--- TASK BRIEF ---
Return only the lines from the top of the data down to the one that holds "of US Containerized", both included, without any pictures.

++++ MATERIAL PROVIDED

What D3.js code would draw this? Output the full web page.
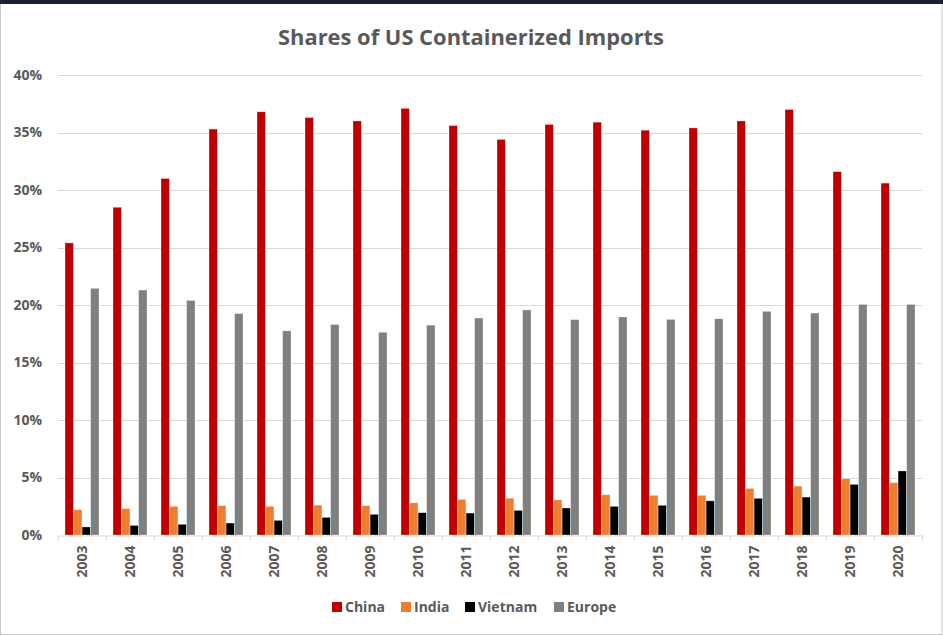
<!DOCTYPE html>
<html>
<head>
<meta charset="utf-8">
<script src="https://cdn.jsdelivr.net/npm/d3@7/dist/d3.min.js"></script>
<style>
html,body{margin:0;padding:0;background:#fff;}
svg{display:block;}
</style>
</head>
<body>
<svg id="chart" width="943" height="636"></svg>
<script>
const years = ["2003","2004","2005","2006","2007","2008","2009","2010","2011","2012","2013","2014","2015","2016","2017","2018","2019","2020"];
const seriesNames = ["China","India","Vietnam","Europe"];
const china   = [25.4,28.5,31.0,35.3,36.8,36.3,36.0,37.1,35.6,34.4,35.7,35.9,35.2,35.4,36.0,37.0,31.6,30.6];
const india   = [2.2,2.3,2.5,2.55,2.5,2.6,2.55,2.8,3.1,3.2,3.05,3.5,3.45,3.45,4.05,4.25,4.9,4.55];
const vietnam = [0.7,0.83,0.93,1.04,1.27,1.53,1.8,1.94,1.91,2.14,2.35,2.49,2.58,2.97,3.19,3.3,4.4,5.57];
const europe  = [21.45,21.3,20.4,19.25,17.75,18.3,17.63,18.25,18.87,19.57,18.73,18.96,18.75,18.8,19.45,19.3,20.05,20.05];
const yTicks = [0,5,10,15,20,25,30,35,40];
const colors = ["#C00000","#ED7D31","#000000","#808080"];
const title = "Shares of US Containerized Imports";

const valuesBySeries = [china, india, vietnam, europe];
const svg = d3.select("#chart");
const W = 943, H = 636;
const m = {left:58, right:21, top:75, bottom:101};
const font = "'Open Sans', 'Noto Sans', sans-serif";
const textColor = "#595959";

// frame
svg.append("rect").attr("x",0).attr("y",0).attr("width",W).attr("height",H).attr("fill","#fff");
svg.append("rect").attr("x",0.5).attr("y",0.5).attr("width",W-1.5).attr("height",H-2).attr("fill","none").attr("stroke","#c8c8c8").attr("stroke-width",1);
svg.append("rect").attr("x",0).attr("y",0).attr("width",W).attr("height",4).attr("fill","#1b2030");

const x = d3.scaleBand().domain(years).range([m.left, W - m.right]).paddingInner(0).paddingOuter(0);
const xs = d3.scaleBand().domain(seriesNames).range([0, x.bandwidth()]).paddingInner(0.02).paddingOuter(0.82);
const y = d3.scaleLinear().domain([0,40]).range([H - m.bottom, m.top]);

// gridlines
svg.append("g").selectAll("line").data(yTicks.filter(d=>d>0)).join("line")
  .attr("x1", m.left).attr("x2", W - m.right)
  .attr("y1", d => Math.round(y(d))+0.5).attr("y2", d => Math.round(y(d))+0.5)
  .attr("stroke","#d9d9d9").attr("stroke-width",1);

// y axis labels
const yAxis = d3.axisLeft(y).tickValues(yTicks).tickFormat(d => d + "%").tickSize(0).tickPadding(16);
const yg = svg.append("g").attr("transform", `translate(${m.left},0)`).call(yAxis);
yg.select(".domain").remove();
yg.selectAll("text").attr("font-family", font).attr("font-size", 14).attr("font-weight", "bold").attr("fill", textColor);

// bars
const data = [];
years.forEach((yr, i) => seriesNames.forEach((s, j) => data.push({yr, s, v: valuesBySeries[j][i], c: colors[j]})));
svg.append("g").selectAll("rect").data(data).join("rect")
  .attr("x", d => x(d.yr) + xs(d.s))
  .attr("width", xs.bandwidth())
  .attr("y", d => y(d.v))
  .attr("height", d => y(0) - y(d.v))
  .attr("fill", d => d.c)
  .attr("stroke", "#ffffff").attr("stroke-opacity", 0.5).attr("stroke-width", 0.6);

// x axis
const xAxis = d3.axisBottom(x).tickSize(0).tickPadding(0);
const xg = svg.append("g").attr("transform", `translate(0,${Math.round(y(0))+0.5})`).call(xAxis);
xg.select(".domain").attr("stroke","#d9d9d9");
xg.selectAll("text")
  .attr("font-family", font).attr("font-size", 14).attr("font-weight", "bold").attr("fill", textColor)
  .attr("transform", "rotate(-90)")
  .attr("text-anchor", "end")
  .attr("dx", "-10px").attr("dy", "0.35em").attr("y", 0).attr("x", 0);
// boundary ticks
const bounds = years.map(d => x(d)).concat([W - m.right]);
xg.selectAll("line.bound").data(bounds).join("line").attr("class","bound")
  .attr("x1", d => Math.round(d)+0.5).attr("x2", d => Math.round(d)+0.5)
  .attr("y1", 0).attr("y2", 5).attr("stroke","#d9d9d9");

// title
svg.append("text").attr("x", 471).attr("y", 45).attr("text-anchor","middle")
  .attr("font-family", font).attr("font-size", 22).attr("font-weight","bold").attr("fill", textColor)
  .attr("textLength", 386).attr("lengthAdjust", "spacingAndGlyphs")
  .text(title);

// legend
const legendX = [332, 401, 465, 554];
const lg = svg.append("g");
seriesNames.forEach((s, j) => {
  lg.append("rect").attr("x", legendX[j]).attr("y", 602).attr("width", 10).attr("height", 10).attr("fill", colors[j]);
  lg.append("text").attr("x", legendX[j] + 13).attr("y", 612).attr("font-family", font).attr("font-size", 14)
    .attr("font-weight","bold").attr("fill", textColor).text(s);
});
</script>
</body>
</html>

++++++++

--- RESPONSE TO THE TASK ---
What D3.js code would draw this? Output the full web page.
<!DOCTYPE html>
<html>
<head>
<meta charset="utf-8">
<script src="https://cdn.jsdelivr.net/npm/d3@7/dist/d3.min.js"></script>
<style>
html,body{margin:0;padding:0;background:#fff;}
svg{display:block;}
</style>
</head>
<body>
<svg id="chart" width="943" height="636"></svg>
<script>
const years = ["2003","2004","2005","2006","2007","2008","2009","2010","2011","2012","2013","2014","2015","2016","2017","2018","2019","2020"];
const seriesNames = ["China","India","Vietnam","Europe"];
const china   = [25.4,28.5,31.0,35.3,36.8,36.3,36.0,37.1,35.6,34.4,35.7,35.9,35.2,35.4,36.0,37.0,31.6,30.6];
const india   = [2.2,2.3,2.5,2.55,2.5,2.6,2.55,2.8,3.1,3.2,3.05,3.5,3.45,3.45,4.05,4.25,4.9,4.55];
const vietnam = [0.7,0.83,0.93,1.04,1.27,1.53,1.8,1.94,1.91,2.14,2.35,2.49,2.58,2.97,3.19,3.3,4.4,5.57];
const europe  = [21.45,21.3,20.4,19.25,17.75,18.3,17.63,18.25,18.87,19.57,18.73,18.96,18.75,18.8,19.45,19.3,20.05,20.05];
const yTicks = [0,5,10,15,20,25,30,35,40];
const colors = ["#C00000","#ED7D31","#000000","#808080"];
const title = "Shares of US Containerized Imports";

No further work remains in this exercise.